» **WORK TO DO**
Look for the line containing "Recreate this image" and the line containing "3000, 3400, 3800];"; retype them and all lines between, exactly, and leave out the pictures.

» **Figure scripts**

↓

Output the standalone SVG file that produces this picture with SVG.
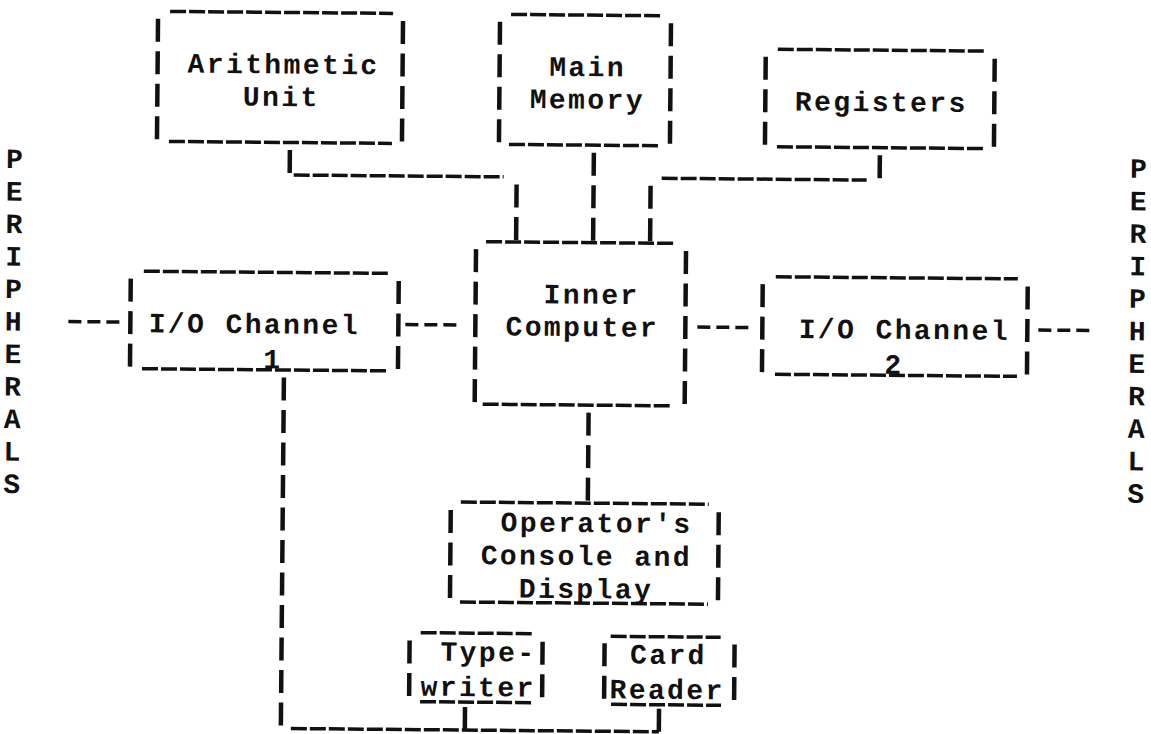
<svg xmlns="http://www.w3.org/2000/svg" width="1151" height="734" viewBox="0 0 1151 734">
<style>
.u{stroke:#111;stroke-width:3.5;stroke-dasharray:16 3;fill:none}
.b{stroke:#111;stroke-width:4.5;stroke-dasharray:23 9.5;fill:none}
.h{stroke:#111;stroke-width:3.5;stroke-dasharray:13 6;fill:none}
text{font-family:"Liberation Mono","Courier New",monospace;font-size:28px;letter-spacing:2.4px;font-weight:bold;fill:#111;text-anchor:middle}
</style>
<rect width="1151" height="734" fill="#fff"/>
<g transform="rotate(0.5 575 367)">
<g id="peripherals-left">
<text><tspan x="14" y="173">P</tspan><tspan x="14" y="205.5">E</tspan><tspan x="14" y="238">R</tspan><tspan x="14" y="270.5">I</tspan><tspan x="14" y="303">P</tspan><tspan x="14" y="335.5">H</tspan><tspan x="14" y="368">E</tspan><tspan x="14" y="400.5">R</tspan><tspan x="14" y="433">A</tspan><tspan x="14" y="465.5">L</tspan><tspan x="14" y="498">S</tspan></text>
</g>
<g id="peripherals-right">
<text><tspan x="1138" y="173">P</tspan><tspan x="1138" y="205.5">E</tspan><tspan x="1138" y="238">R</tspan><tspan x="1138" y="270.5">I</tspan><tspan x="1138" y="303">P</tspan><tspan x="1138" y="335.5">H</tspan><tspan x="1138" y="368">E</tspan><tspan x="1138" y="400.5">R</tspan><tspan x="1138" y="433">A</tspan><tspan x="1138" y="465.5">L</tspan><tspan x="1138" y="498">S</tspan></text>
</g>
<g id="arithmetic-unit">
<line class="u" x1="167" y1="15" x2="390" y2="15"/>
<line class="u" x1="167" y1="145" x2="390" y2="145"/>
<line class="b" x1="155" y1="22.5" x2="155" y2="145"/>
<line class="b" x1="400" y1="22.5" x2="400" y2="145"/>
<text x="281" y="76">Arithmetic</text>
<text x="279" y="108.5">Unit</text>
</g>
<g id="main-memory">
<line class="u" x1="508" y1="15" x2="658" y2="15"/>
<line class="u" x1="507" y1="145" x2="658" y2="145"/>
<line class="b" x1="497" y1="22.5" x2="497" y2="145"/>
<line class="b" x1="668" y1="22.5" x2="668" y2="145"/>
<text x="585" y="76">Main</text>
<text x="585" y="108.5">Memory</text>
</g>
<g id="registers">
<line class="u" x1="775" y1="47.5" x2="982" y2="47.5"/>
<line class="u" x1="775" y1="145" x2="982" y2="145"/>
<line class="b" x1="763" y1="55" x2="763" y2="145"/>
<line class="b" x1="992" y1="55" x2="992" y2="145"/>
<text x="879" y="108.5">Registers</text>
</g>
<g id="inner-computer">
<line class="u" x1="485" y1="242.5" x2="673" y2="242.5"/>
<line class="u" x1="483" y1="405" x2="673" y2="405"/>
<line class="b" x1="475" y1="250" x2="475" y2="405"/>
<line class="b" x1="685" y1="250" x2="685" y2="405"/>
<text x="591" y="303.5">Inner</text>
<text x="582" y="336">Computer</text>
</g>
<g id="io-channel-1">
<line class="u" x1="143" y1="275" x2="387" y2="275"/>
<line class="u" x1="142" y1="372.5" x2="387" y2="372.5"/>
<line class="b" x1="130" y1="282.5" x2="130" y2="372.5"/>
<line class="b" x1="398" y1="282.5" x2="398" y2="372.5"/>
<text x="254" y="336">I/O Channel</text>
<text x="273" y="371">1</text>
</g>
<g id="io-channel-2">
<line class="u" x1="775" y1="275" x2="1017" y2="275"/>
<line class="u" x1="775" y1="372.5" x2="1017" y2="372.5"/>
<line class="b" x1="762" y1="282.5" x2="762" y2="372.5"/>
<line class="b" x1="1027" y1="282.5" x2="1027" y2="372.5"/>
<text x="904" y="336">I/O Channel</text>
<text x="894" y="371">2</text>
</g>
<g id="operator-console">
<line class="u" x1="462" y1="503" x2="710" y2="503"/>
<line class="u" x1="462" y1="603" x2="710" y2="603"/>
<line class="b" x1="452" y1="511" x2="452" y2="603"/>
<line class="b" x1="720" y1="511" x2="720" y2="603"/>
<text x="598" y="532">Operator's</text>
<text x="588" y="565">Console and</text>
<text x="588" y="598">Display</text>
</g>
<g id="typewriter">
<line class="u" x1="423" y1="634" x2="537" y2="634"/>
<line class="u" x1="423" y1="703" x2="537" y2="703"/>
<line class="b" x1="412" y1="642" x2="412" y2="703"/>
<line class="b" x1="545" y1="642" x2="545" y2="703"/>
<text x="491" y="662">Type-</text>
<text x="481" y="697">writer</text>
</g>
<g id="card-reader">
<line class="u" x1="613" y1="636" x2="723" y2="636"/>
<line class="u" x1="614" y1="704" x2="724" y2="704"/>
<line class="b" x1="607" y1="643" x2="607" y2="704"/>
<line class="b" x1="737" y1="643" x2="737" y2="704"/>
<text x="671" y="663">Card</text>
<text x="670" y="698">Reader</text>
</g>
<g id="connectors">
<line class="b" x1="288" y1="152.5" x2="288" y2="177.5"/>
<line class="u" x1="292" y1="177.5" x2="502" y2="177.5"/>
<line class="b" x1="592" y1="152.5" x2="592" y2="242.5"/>
<line class="b" x1="878" y1="152.5" x2="878" y2="177.5"/>
<line class="u" x1="660" y1="177.5" x2="865" y2="177.5"/>
<line class="b" x1="515" y1="185" x2="515" y2="242.5"/>
<line class="b" x1="649" y1="185" x2="649" y2="242.5"/>
<line class="h" x1="68" y1="326" x2="123" y2="326"/>
<line class="h" x1="405" y1="326" x2="462" y2="326"/>
<line class="h" x1="697" y1="326" x2="750" y2="326"/>
<line class="h" x1="1038" y1="326" x2="1090" y2="326"/>
<line class="b" x1="589" y1="412.5" x2="589" y2="503"/>
<line class="b" x1="284" y1="380" x2="284" y2="731"/>
<line class="u" x1="294" y1="731" x2="662" y2="731"/>
<line class="b" x1="468" y1="708" x2="468" y2="731"/>
<line class="b" x1="662" y1="708" x2="662" y2="731"/>
</g>
</g>
</svg>
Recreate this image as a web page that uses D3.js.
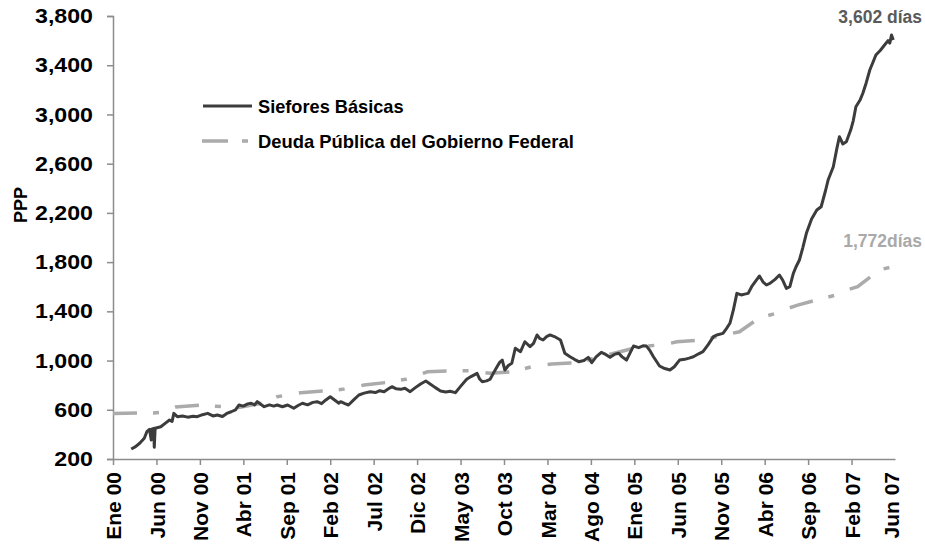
<!DOCTYPE html>
<html>
<head>
<meta charset="utf-8">
<script src="https://cdn.jsdelivr.net/npm/d3@7"></script>
<style>
  html, body { margin: 0; padding: 0; background: #fff; }
  svg text { font-family: "Liberation Sans", Arial, sans-serif; font-weight: bold; }
</style>
</head>
<body>
<svg id="chart" width="925" height="544"></svg>
<script>
// Month index counted from Ene 2000 (0 = 1 Jan 2000)
const xTickMonths = [0, 5, 10, 15, 20, 25, 30, 35, 40, 45, 50, 55, 60, 65, 70, 75, 80, 85, 89.5];
const xTickLabels = ["Ene 00","Jun 00","Nov 00","Abr 01","Sep 01","Feb 02","Jul 02","Dic 02","May 03","Oct 03","Mar 04","Ago 04","Ene 05","Jun 05","Nov 05","Abr 06","Sep 06","Feb 07","Jun 07"];
const yTicks = [200, 600, 1000, 1400, 1800, 2200, 2600, 3000, 3400, 3800];

const sieforesT = [2.1,2.6,3.1,3.6,3.9,4.2,4.4,4.45,4.5,4.7,4.75,4.85,5.5,6.0,6.5,6.8,7.0,7.4,8.0,8.6,9.2,9.7,10.3,10.9,11.5,12.0,12.6,13.1,13.6,14.1,14.5,15.0,15.5,15.9,16.3,16.6,17.0,17.4,18.0,18.5,18.9,19.5,20.1,20.8,21.3,21.8,22.4,23.0,23.5,24.0,24.5,25.0,25.5,26.0,26.2,26.7,27.1,27.7,28.3,28.9,29.6,30.2,30.7,31.2,31.7,32.1,32.6,33.1,33.6,34.2,34.8,35.4,36.0,36.5,37.1,37.7,38.3,38.8,39.4,40.0,40.7,41.2,41.9,42.2,42.5,43.0,43.4,43.8,44.2,44.5,44.8,45.1,45.5,45.9,46.3,46.9,47.4,48.0,48.4,48.8,49.1,49.5,49.9,50.3,50.8,51.5,52.0,52.6,53.1,53.6,54.2,54.7,55.1,55.6,56.2,56.7,57.2,57.7,58.2,58.6,59.1,59.5,59.9,60.5,61.0,61.4,61.8,62.2,62.9,63.5,64.1,64.6,65.2,65.8,66.3,66.8,67.4,67.9,68.5,69.1,69.6,70.2,70.6,71.0,71.4,71.8,72.3,72.7,73.1,73.5,74.0,74.4,74.8,75.2,75.6,76.2,76.7,77.1,77.5,77.9,78.3,78.6,79.0,79.4,79.8,80.4,81.0,81.5,82.0,82.3,82.9,83.3,83.6,84.0,84.4,84.9,85.2,85.5,86.0,86.3,86.7,87.1,87.5,87.8,88.3,88.8,89.2,89.4,89.6,89.8];
const sieforesV = [281,300,330,368,422,441,354,440,445,449,295,450,462,490,517,505,571,544,550,540,548,544,560,571,550,558,545,570,584,600,639,630,648,653,640,666,645,625,640,630,639,625,639,612,635,653,640,660,666,650,680,706,680,653,666,650,639,680,720,735,747,740,755,747,770,788,770,766,775,747,780,810,834,810,780,753,745,750,739,790,848,870,896,850,828,835,848,900,950,985,1004,923,960,978,1100,1072,1153,1113,1140,1208,1180,1167,1195,1208,1195,1167,1059,1031,1010,991,1000,1026,983,1030,1067,1050,1026,1050,1059,1030,1004,1060,1118,1105,1120,1118,1080,1031,956,935,923,950,1004,1010,1020,1031,1055,1072,1130,1194,1210,1221,1260,1303,1411,1546,1533,1540,1546,1600,1650,1687,1640,1614,1627,1660,1695,1650,1587,1600,1709,1760,1817,1920,2034,2150,2223,2250,2380,2467,2575,2720,2819,2760,2778,2873,2950,3063,3120,3172,3260,3361,3430,3483,3520,3564,3600,3580,3645,3605];

const deudaT = [0,2.9,4.7,5.5,7.2,9.9,14.5,17.2,18.9,21.6,24.5,26.4,28.9,31.6,33.7,36.2,38.8,41.1,43.4,45.9,48.2,50.5,52.6,53.4,55.3,57.8,60.6,62.4,63.2,64.9,67.8,69.5,70.4,72.1,74.3,76.3,76.9,78.8,83.2,83.8,85.7,88.2,89.7];
const deudaV = [570,575,574,578,622,636,618,655,706,739,755,766,801,823,848,909,917,917,896,909,950,972,980,978,1018,1061,1113,1124,1124,1153,1167,1194,1208,1234,1343,1384,1405,1451,1533,1560,1600,1736,1763];

const seriesNames = ["Siefores Básicas", "Deuda Pública del Gobierno Federal"];
const endLabels = ["3,602 días", "1,772días"];
const yAxisTitle = "PPP";

const svg = d3.select("#chart");
const x = d3.scaleLinear().domain([0, 90]).range([113, 895]);
const y = d3.scaleLinear().domain([200, 3800]).range([459, 16]);

const axisColor = "#8c8c8c";
const font = "'Liberation Sans', Arial, sans-serif";

// Y axis
const yAxis = svg.append("g").attr("transform", "translate(113,0)")
  .call(d3.axisLeft(y).tickValues(yTicks).tickFormat(d3.format(",")).tickSize(6).tickPadding(14));
yAxis.select(".domain").attr("stroke", axisColor).attr("stroke-width", 1.5);
yAxis.selectAll(".tick line").attr("stroke", axisColor).attr("stroke-width", 1.5);
yAxis.selectAll(".tick text").attr("font-size", 20.5).attr("fill", "#000")
  .style("font-family", font).style("font-weight", "bold")
  .each(function() {
    const w = this.getComputedTextLength();
    d3.select(this).attr("textLength", w * 1.13).attr("lengthAdjust", "spacingAndGlyphs");
  });

// X axis
const xAxis = svg.append("g").attr("transform", "translate(0,459)")
  .call(d3.axisBottom(x).tickValues(xTickMonths).tickFormat((d, i) => xTickLabels[i]).tickSize(6).tickSizeOuter(0));
xAxis.select(".domain").attr("stroke", axisColor).attr("stroke-width", 1.5);
xAxis.selectAll(".tick line").attr("stroke", axisColor).attr("stroke-width", 1.5)
  .attr("opacity", (d, i) => i === xTickMonths.length - 1 ? 0 : 1);
xAxis.selectAll(".tick text")
  .attr("font-size", 21).attr("fill", "#000")
  .style("font-family", font).style("font-weight", "bold")
  .attr("text-anchor", "end")
  .attr("transform", "rotate(-90)")
  .attr("x", -13).attr("y", 0).attr("dy", "0.36em");

// Y axis title
svg.append("text")
  .attr("transform", "translate(27,205) rotate(-90)")
  .attr("text-anchor", "middle")
  .attr("font-size", 18).attr("fill", "#000")
  .text(yAxisTitle);

const line = d3.line().x(d => x(d[0])).y(d => y(d[1]));

// Deuda line (gray, long-short dash)
const deudaData = deudaT.map((t, i) => [t, deudaV[i]]);
svg.append("path").datum(deudaData)
  .attr("d", line).attr("fill", "none")
  .attr("stroke", "#ababab").attr("stroke-width", 3.5)
  .attr("stroke-dasharray", "24,16,6,17");

// Siefores line (dark)
const sieforesData = sieforesT.map((t, i) => [t, sieforesV[i]]);
svg.append("path").datum(sieforesData)
  .attr("d", line).attr("fill", "none")
  .attr("stroke", "#3c3c3c").attr("stroke-width", 3)
  .attr("stroke-linejoin", "round");

// End labels
svg.append("text").attr("x", 922).attr("y", 23).attr("text-anchor", "end")
  .attr("font-size", 17.5).attr("fill", "#5a5a5a").text(endLabels[0]);
svg.append("text").attr("x", 922).attr("y", 247).attr("text-anchor", "end")
  .attr("font-size", 17.5).attr("fill", "#a9a9a9").text(endLabels[1]);

// Legend
const lg = svg.append("g");
lg.append("line").attr("x1", 203).attr("x2", 252).attr("y1", 106).attr("y2", 106)
  .attr("stroke", "#3c3c3c").attr("stroke-width", 3);
lg.append("text").attr("x", 258).attr("y", 113).attr("font-size", 18.2).attr("fill", "#000").text(seriesNames[0]);
lg.append("line").attr("x1", 202).attr("x2", 248).attr("y1", 141).attr("y2", 141)
  .attr("stroke", "#ababab").attr("stroke-width", 3.5).attr("stroke-dasharray", "26,14,6,100");
lg.append("text").attr("x", 258).attr("y", 148).attr("font-size", 18.4).attr("fill", "#000").text(seriesNames[1]);
</script>
</body>
</html>
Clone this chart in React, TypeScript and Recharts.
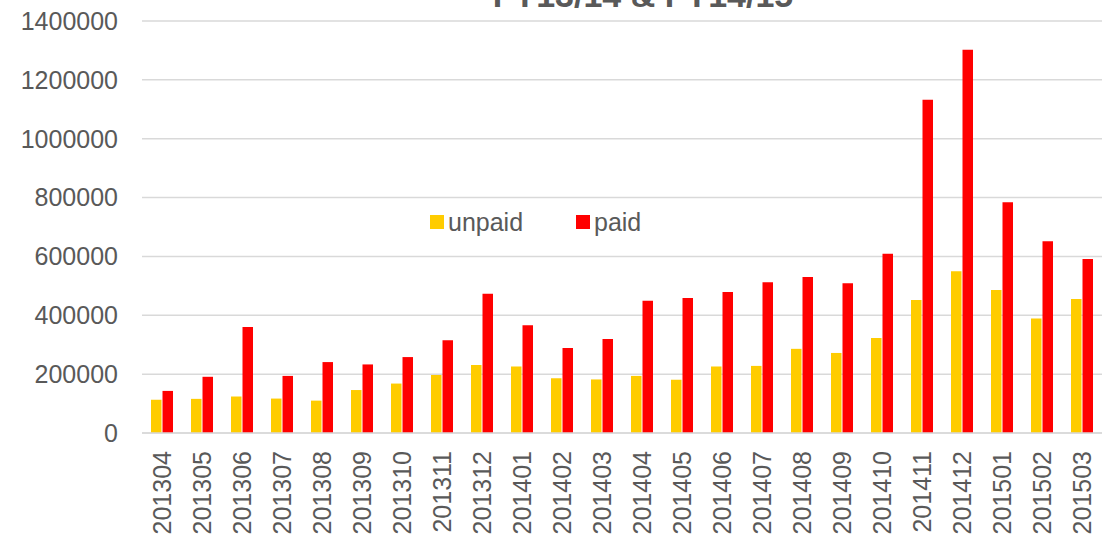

↑

» **RESPONSE FOR THIS EXERCISE**
Recreate this image as a web page that uses D3.js.
<!DOCTYPE html>
<html>
<head>
<meta charset="utf-8">
<script src="https://cdn.jsdelivr.net/npm/d3@7"></script>
<style>
  html, body { margin: 0; padding: 0; background: #fff; }
  svg text { font-family: "Liberation Sans", Arial, sans-serif; font-weight: bold; }
</style>
</head>
<body>
<svg id="chart" width="925" height="544"></svg>
<script>
// Month index counted from Ene 2000 (0 = 1 Jan 2000)
const xTickMonths = [0, 5, 10, 15, 20, 25, 30, 35, 40, 45, 50, 55, 60, 65, 70, 75, 80, 85, 89.5];
const xTickLabels = ["Ene 00","Jun 00","Nov 00","Abr 01","Sep 01","Feb 02","Jul 02","Dic 02","May 03","Oct 03","Mar 04","Ago 04","Ene 05","Jun 05","Nov 05","Abr 06","Sep 06","Feb 07","Jun 07"];
const yTicks = [200, 600, 1000, 1400, 1800, 2200, 2600, 3000, 3400, 3800];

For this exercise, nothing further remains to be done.